Controversies and debates
Classification debates: A recurring issue is correctly classifying entities as subrecipients or contractors. Critics argue that misclassification can obscure accountability, shift risk away from the prime award, or undermine program goals. Proponents of clear criteria argue that proper classification prevents waste and ensures that those carrying out programmatic work are accountable for results. See 2 CFR Part 200 and Uniform Guidance for the regulatory backbone behind these decisions.
Oversight burden vs program outcomes: Some observers contend that heavy compliance demands slow down important work and increase administrative costs for smaller organizations. Advocates of strict oversight counter that robust governance reduces fraud, waste, and abuse, ultimately delivering better value for taxpayers and safeguarding program integrity. The debate often centers on finding the right balance between accountability and efficiency.

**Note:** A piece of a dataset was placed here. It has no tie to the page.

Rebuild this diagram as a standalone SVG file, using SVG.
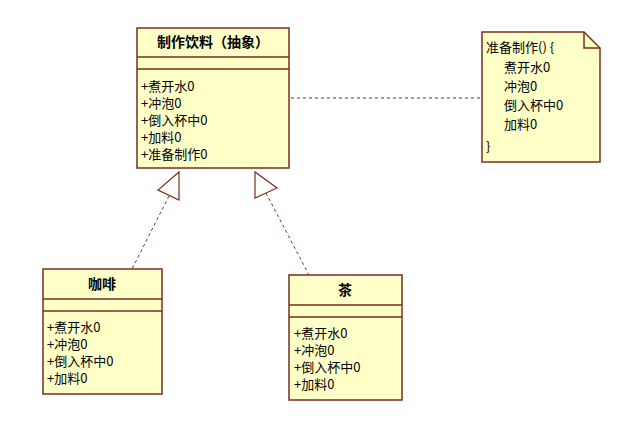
<svg xmlns="http://www.w3.org/2000/svg" width="632" height="424" viewBox="0 0 632 424">
<style>
.box{fill:#ffffc8;stroke:#7a2e1e;stroke-width:1.5}
.ln{stroke:#7a2e1e;stroke-width:1.5}
.t{font-family:"Noto Sans CJK SC","Liberation Sans",sans-serif;font-size:13px;fill:#000}
.b{font-weight:bold;text-anchor:middle;font-size:14px}
.c{fill:none;stroke:#7a2e1e;stroke-width:1;stroke-dasharray:3,3}
.tri{fill:#fff;stroke:#7a2e1e;stroke-width:1.2}
</style>
<rect width="632" height="424" fill="#fff"/>
<g id="connectors">
<line class="c" x1="291" y1="98" x2="482" y2="98"/>
<line class="c" x1="169" y1="196" x2="132" y2="269"/>
<line class="c" x1="266" y1="193" x2="309" y2="275"/>
<polygon class="tri" points="179,172 158,190 179,200"/>
<polygon class="tri" points="255,172 255,198 277,188"/>
</g>
<g id="abstract">
<rect class="box" x="137" y="28" width="152" height="140"/>
<line class="ln" x1="137" y1="57" x2="289" y2="57"/>
<line class="ln" x1="137" y1="69" x2="289" y2="69"/>
<text class="t b" x="213" y="47">制作饮料（抽象）</text>
<text class="t" x="141" y="91">+煮开水0</text>
<text class="t" x="141" y="108">+冲泡0</text>
<text class="t" x="141" y="125">+倒入杯中0</text>
<text class="t" x="141" y="142">+加料0</text>
<text class="t" x="141" y="159">+准备制作0</text>
</g>
<g id="note">
<path class="box" d="M482,32 H584 L600,48 V162 H482 Z"/>
<path class="ln" fill="none" d="M584,32 V48 H600"/>
<text class="t" x="486" y="52">准备制作() {</text>
<text class="t" x="504" y="72">煮开水0</text>
<text class="t" x="504" y="91">冲泡0</text>
<text class="t" x="504" y="110">倒入杯中0</text>
<text class="t" x="504" y="129">加料0</text>
<text class="t" x="486" y="151">}</text>
</g>
<g id="coffee">
<rect class="box" x="43" y="269" width="119" height="125"/>
<line class="ln" x1="43" y1="299" x2="162" y2="299"/>
<line class="ln" x1="43" y1="311" x2="162" y2="311"/>
<text class="t b" x="102" y="289">咖啡</text>
<text class="t" x="47" y="332">+煮开水0</text>
<text class="t" x="47" y="349">+冲泡0</text>
<text class="t" x="47" y="366">+倒入杯中0</text>
<text class="t" x="47" y="383">+加料0</text>
</g>
<g id="tea">
<rect class="box" x="289" y="275" width="113" height="125"/>
<line class="ln" x1="289" y1="305" x2="402" y2="305"/>
<line class="ln" x1="289" y1="317" x2="402" y2="317"/>
<text class="t b" x="345" y="295">茶</text>
<text class="t" x="294" y="338">+煮开水0</text>
<text class="t" x="294" y="355">+冲泡0</text>
<text class="t" x="294" y="372">+倒入杯中0</text>
<text class="t" x="294" y="389">+加料0</text>
</g>
</svg>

Local autonomy vs centralized control: Critics on one side argue that excessive federal or pass-through oversight can stifle local innovation and deprive communities of operating flexibility. The counterargument is that federal programs carry public trust and must maintain uniform standards to ensure nationwide consistency and fairness in how funds are used. See federal program for the broader governance context.
Post-award performance logic: A key point of contention is whether performance metrics adequately capture impact, especially in complex social or technical programs. Supporters claim that meaningful, well-defined outcomes drive better use of funds; skeptics worry that metrics can distort priorities or incentivize gaming the system. See outcome and evaluation for related ideas.